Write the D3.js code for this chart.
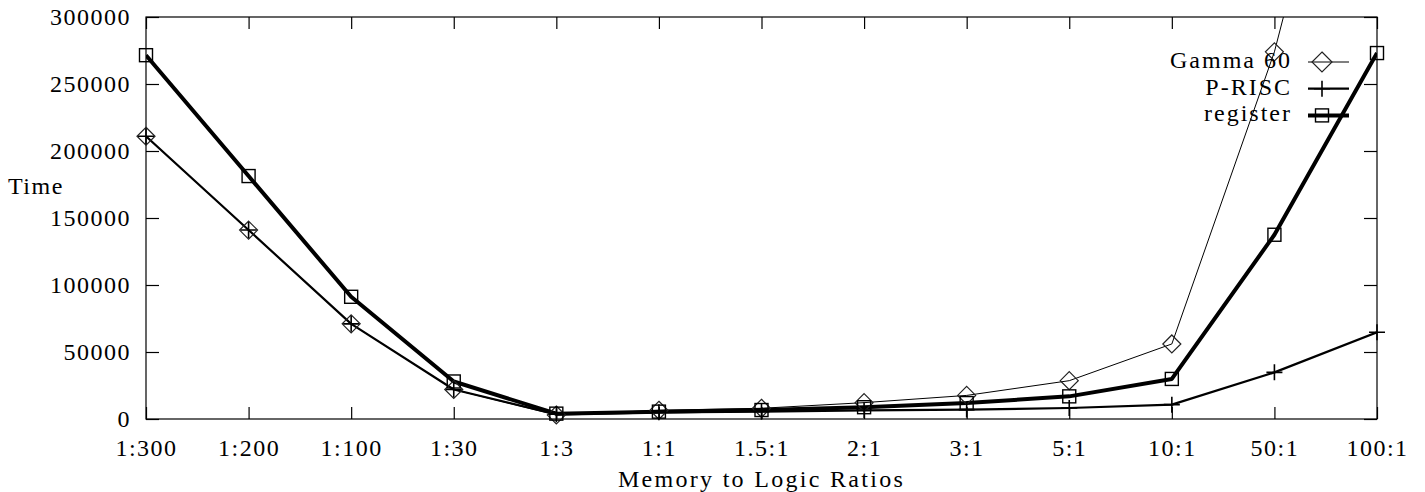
<!DOCTYPE html>
<html>
<head>
<meta charset="utf-8">
<script src="https://cdn.jsdelivr.net/npm/d3@7"></script>
<style>
  html, body { margin: 0; padding: 0; background: #fff; }
  svg { display: block; }
  svg text { font-family: "Liberation Serif", Tinos, "Times New Roman", Times, "DejaVu Serif", serif !important; font-size: 24px; fill: #000; letter-spacing: 1.5px; }
</style>
</head>
<body>
<svg id="chart" width="1425" height="492"></svg>
<script>
// ---- data ----
const categories = ["1:300", "1:200", "1:100", "1:30", "1:3", "1:1", "1.5:1", "2:1", "3:1", "5:1", "10:1", "50:1", "100:1"];
const gamma60  = [211000, 141000, 71000, 22000, 3000, 6500, 8000, 12200, 17600, 28600, 56000, 274000, 570000];
const pRisc    = [211000, 141000, 71000, 22000, 3500, 5000, 5500, 6500, 7000, 8200, 10700, 34800, 64700];
const register = [271500, 181300, 91200, 28000, 4000, 5500, 6700, 8800, 11900, 16900, 29900, 137500, 273100];
const yTicks = [0, 50000, 100000, 150000, 200000, 250000, 300000];
const seriesNames = ["Gamma 60", "P-RISC", "register"];

// ---- layout ----
const svg = d3.select("#chart");
const L = 146, R = 1377, T = 17, B = 419;
const x = d3.scalePoint().domain(categories).range([L, R]);
const y = d3.scaleLinear().domain([0, 300000]).range([B, T]);

const styles = [
  { values: gamma60, width: 1, marker: "diamond" },
  { values: pRisc, width: 2.2, marker: "plus" },
  { values: register, width: 4, marker: "square" }
];

svg.append("defs").append("clipPath").attr("id", "plotClip")
  .append("rect").attr("x", L).attr("y", T).attr("width", R - L).attr("height", B - T);

const axL = svg.append("g").attr("transform", `translate(${L},0)`)
  .call(d3.axisLeft(y).tickValues(yTicks).tickFormat(d3.format("d")).tickSize(-13).tickPadding(15));
const axR = svg.append("g").attr("transform", `translate(${R},0)`)
  .call(d3.axisRight(y).tickValues(yTicks).tickFormat("").tickSize(-13));
const axB = svg.append("g").attr("transform", `translate(0,${B})`)
  .call(d3.axisBottom(x).tickSize(-12).tickPadding(20));
const axT = svg.append("g").attr("transform", `translate(0,${T})`)
  .call(d3.axisTop(x).tickFormat("").tickSize(-12));
[axL, axR, axB, axT].forEach(g => {
  g.attr("font-family", null).attr("font-size", null);
  g.select(".domain").remove();
  g.selectAll("line").attr("stroke", "#000").attr("stroke-width", 1.2);
  g.selectAll("text").attr("fill", "#000");
});
svg.append("rect").attr("x", L).attr("y", T).attr("width", R - L).attr("height", B - T)
  .attr("fill", "none").attr("stroke", "#000").attr("stroke-width", 1.2);

svg.append("text").attr("x", 8).attr("y", 194).text("Time");
svg.append("text").attr("x", (L + R) / 2).attr("y", 487).attr("text-anchor", "middle")
  .style("letter-spacing", "2.3px").text("Memory to Logic Ratios");

function drawMarker(g, type, cx, cy, big) {
  if (type === "diamond") {
    const r = big ? 10 : 9;
    g.append("path").attr("d", `M${cx},${cy - r}L${cx + r},${cy}L${cx},${cy + r}L${cx - r},${cy}Z`)
      .attr("fill", "none").attr("stroke", "#222").attr("stroke-width", 1.2);
  } else if (type === "plus") {
    const r = 8;
    g.append("path").attr("d", `M${cx - r},${cy}H${cx + r}M${cx},${cy - r}V${cy + r}`)
      .attr("fill", "none").attr("stroke", "#000").attr("stroke-width", 1.6);
  } else {
    const r = 6.5;
    g.append("rect").attr("x", cx - r).attr("y", cy - r).attr("width", 2 * r).attr("height", 2 * r)
      .attr("fill", "none").attr("stroke", "#000").attr("stroke-width", 1.4);
  }
}

const line = d3.line().x((d, i) => x(categories[i])).y(d => y(d));
styles.forEach(s => {
  svg.append("path").datum(s.values).attr("d", line)
    .attr("clip-path", "url(#plotClip)")
    .attr("fill", "none").attr("stroke", "#000").attr("stroke-width", s.width)
    .attr("stroke-linejoin", "round");
});
styles.forEach(s => {
  const g = svg.append("g");
  s.values.forEach((v, i) => {
    if (v <= 300000) drawMarker(g, s.marker, x(categories[i]), y(v), false);
  });
});

const legX = 1292, legY0 = 62, legDy = 26.7;
styles.forEach((s, i) => {
  const cy = legY0 + i * legDy;
  svg.append("text").attr("x", legX).attr("y", cy + 6).attr("text-anchor", "end")
    .style("letter-spacing", "2px").text(seriesNames[i]);
  svg.append("line").attr("x1", 1308).attr("x2", 1349).attr("y1", cy).attr("y2", cy)
    .attr("stroke", "#000").attr("stroke-width", s.width);
  drawMarker(svg.append("g"), s.marker, 1322, cy, true);
});
</script>
</body>
</html>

··········

| Work to do |
Copy out all of the data word for word. Do not carry over any picture.

| Result below |
Write the D3.js code for this chart.
<!DOCTYPE html>
<html>
<head>
<meta charset="utf-8">
<script src="https://cdn.jsdelivr.net/npm/d3@7"></script>
<style>
  html, body { margin: 0; padding: 0; background: #fff; }
  svg { display: block; }
  svg text { font-family: "Liberation Serif", Tinos, "Times New Roman", Times, "DejaVu Serif", serif !important; font-size: 24px; fill: #000; letter-spacing: 1.5px; }
</style>
</head>
<body>
<svg id="chart" width="1425" height="492"></svg>
<script>
// ---- data ----
const categories = ["1:300", "1:200", "1:100", "1:30", "1:3", "1:1", "1.5:1", "2:1", "3:1", "5:1", "10:1", "50:1", "100:1"];
const gamma60  = [211000, 141000, 71000, 22000, 3000, 6500, 8000, 12200, 17600, 28600, 56000, 274000, 570000];
const pRisc    = [211000, 141000, 71000, 22000, 3500, 5000, 5500, 6500, 7000, 8200, 10700, 34800, 64700];
const register = [271500, 181300, 91200, 28000, 4000, 5500, 6700, 8800, 11900, 16900, 29900, 137500, 273100];
const yTicks = [0, 50000, 100000, 150000, 200000, 250000, 300000];
const seriesNames = ["Gamma 60", "P-RISC", "register"];

// ---- layout ----
const svg = d3.select("#chart");
const L = 146, R = 1377, T = 17, B = 419;
const x = d3.scalePoint().domain(categories).range([L, R]);
const y = d3.scaleLinear().domain([0, 300000]).range([B, T]);

const styles = [
  { values: gamma60, width: 1, marker: "diamond" },
  { values: pRisc, width: 2.2, marker: "plus" },
  { values: register, width: 4, marker: "square" }
];

svg.append("defs").append("clipPath").attr("id", "plotClip")
  .append("rect").attr("x", L).attr("y", T).attr("width", R - L).attr("height", B - T);

const axL = svg.append("g").attr("transform", `translate(${L},0)`)
  .call(d3.axisLeft(y).tickValues(yTicks).tickFormat(d3.format("d")).tickSize(-13).tickPadding(15));
const axR = svg.append("g").attr("transform", `translate(${R},0)`)
  .call(d3.axisRight(y).tickValues(yTicks).tickFormat("").tickSize(-13));
const axB = svg.append("g").attr("transform", `translate(0,${B})`)
  .call(d3.axisBottom(x).tickSize(-12).tickPadding(20));
const axT = svg.append("g").attr("transform", `translate(0,${T})`)
  .call(d3.axisTop(x).tickFormat("").tickSize(-12));
[axL, axR, axB, axT].forEach(g => {
  g.attr("font-family", null).attr("font-size", null);
  g.select(".domain").remove();
  g.selectAll("line").attr("stroke", "#000").attr("stroke-width", 1.2);
  g.selectAll("text").attr("fill", "#000");
});
svg.append("rect").attr("x", L).attr("y", T).attr("width", R - L).attr("height", B - T)
  .attr("fill", "none").attr("stroke", "#000").attr("stroke-width", 1.2);

svg.append("text").attr("x", 8).attr("y", 194).text("Time");
svg.append("text").attr("x", (L + R) / 2).attr("y", 487).attr("text-anchor", "middle")
  .style("letter-spacing", "2.3px").text("Memory to Logic Ratios");

function drawMarker(g, type, cx, cy, big) {
  if (type === "diamond") {
    const r = big ? 10 : 9;
    g.append("path").attr("d", `M${cx},${cy - r}L${cx + r},${cy}L${cx},${cy + r}L${cx - r},${cy}Z`)
      .attr("fill", "none").attr("stroke", "#222").attr("stroke-width", 1.2);
  } else if (type === "plus") {
    const r = 8;
    g.append("path").attr("d", `M${cx - r},${cy}H${cx + r}M${cx},${cy - r}V${cy + r}`)
      .attr("fill", "none").attr("stroke", "#000").attr("stroke-width", 1.6);
  } else {
    const r = 6.5;
    g.append("rect").attr("x", cx - r).attr("y", cy - r).attr("width", 2 * r).attr("height", 2 * r)
      .attr("fill", "none").attr("stroke", "#000").attr("stroke-width", 1.4);
  }
}

const line = d3.line().x((d, i) => x(categories[i])).y(d => y(d));
styles.forEach(s => {
  svg.append("path").datum(s.values).attr("d", line)
    .attr("clip-path", "url(#plotClip)")
    .attr("fill", "none").attr("stroke", "#000").attr("stroke-width", s.width)
    .attr("stroke-linejoin", "round");
});
styles.forEach(s => {
  const g = svg.append("g");
  s.values.forEach((v, i) => {
    if (v <= 300000) drawMarker(g, s.marker, x(categories[i]), y(v), false);
  });
});

const legX = 1292, legY0 = 62, legDy = 26.7;
styles.forEach((s, i) => {
  const cy = legY0 + i * legDy;
  svg.append("text").attr("x", legX).attr("y", cy + 6).attr("text-anchor", "end")
    .style("letter-spacing", "2px").text(seriesNames[i]);
  svg.append("line").attr("x1", 1308).attr("x2", 1349).attr("y1", cy).attr("y2", cy)
    .attr("stroke", "#000").attr("stroke-width", s.width);
  drawMarker(svg.append("g"), s.marker, 1322, cy, true);
});
</script>
</body>
</html>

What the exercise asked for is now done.